Turkey needs to grow at least 5 percent per year on average in order to achieve its medium and long-term economic targets.
Education reform is another necessity for Turkey. Although Turkey is making progress in educational attainment, the average number of years of schooling remains only 7.6. With its human capital stuck at this level of education, Turkey cannot transform the structure of its economy based on technological and high value-added products. Turkey needs to increase both quantity and quality of its education. As the results of the Program for International Student Assessment (PISA) indicate, Turkey has lots of room to improve students’ math, reading and science skills. In addition, the education system in vocational schools and universities should be revised based on the needs of the Turkish economy. Broadening access to apprenticeships and internships, and increasing the quality of these practical trainings are also necessary to benefit more from the human capital of Turkey’s large young population.

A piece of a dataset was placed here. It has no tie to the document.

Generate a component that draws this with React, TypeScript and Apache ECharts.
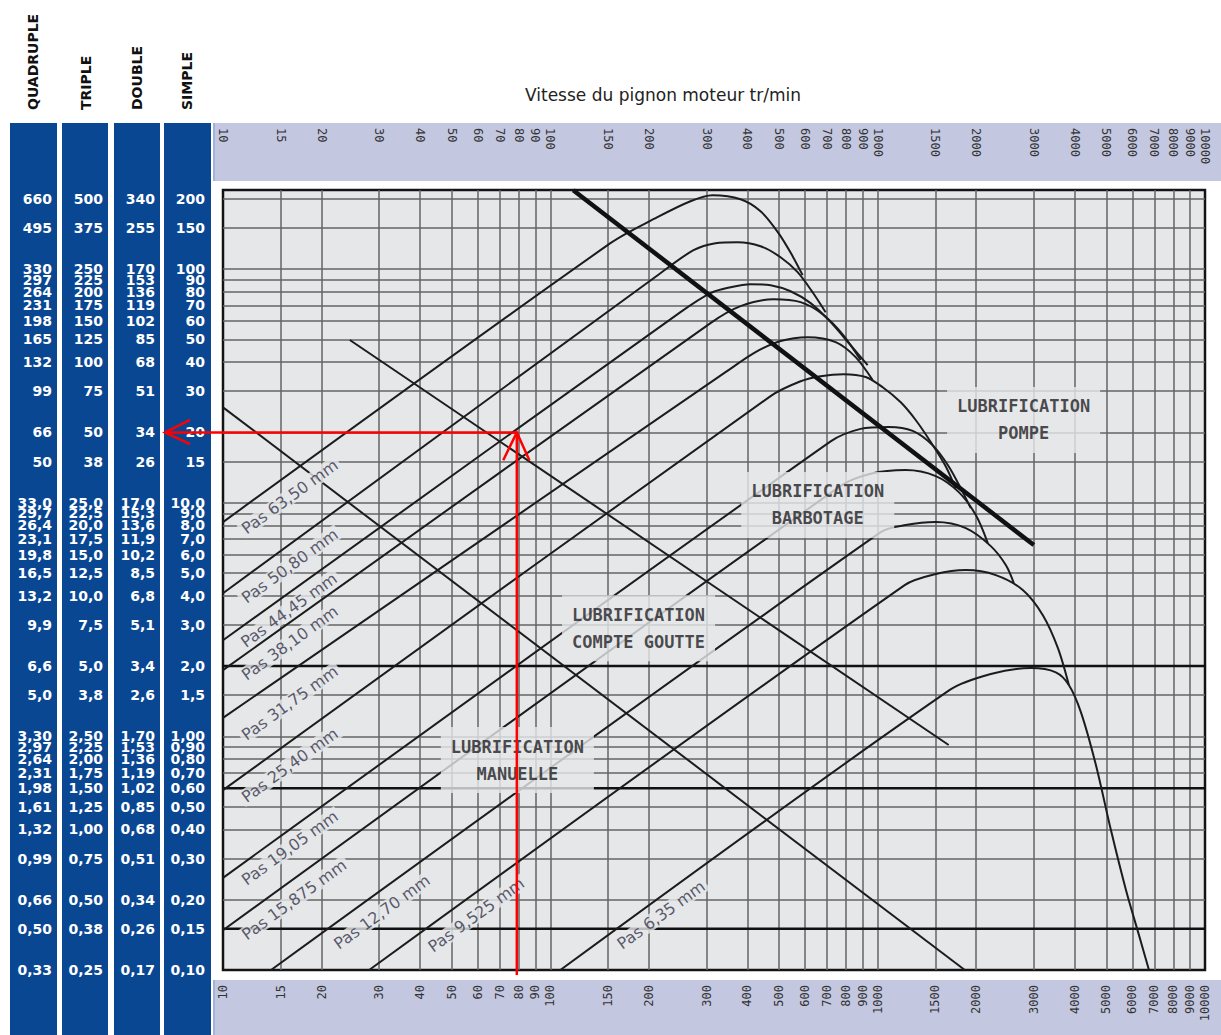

Turkey needs to grow at least 5 percent per year on average in order to achieve its medium and long-term economic targets. But, the new ab-normal state of the global economy and geopolitical risks have put a number of obstacles in Turkey’s economic development path. Therefore, Turkey should carry out these necessary reforms as soon as possible in order to pass this stretch of bumpy road without slowing down too much. Decoupling from a global economic trend is a difficult task; achieving it requires implementing reforms in a systematic, coordinated and decisive way. Turkey did a good job in implementing first generation reforms. Why not again?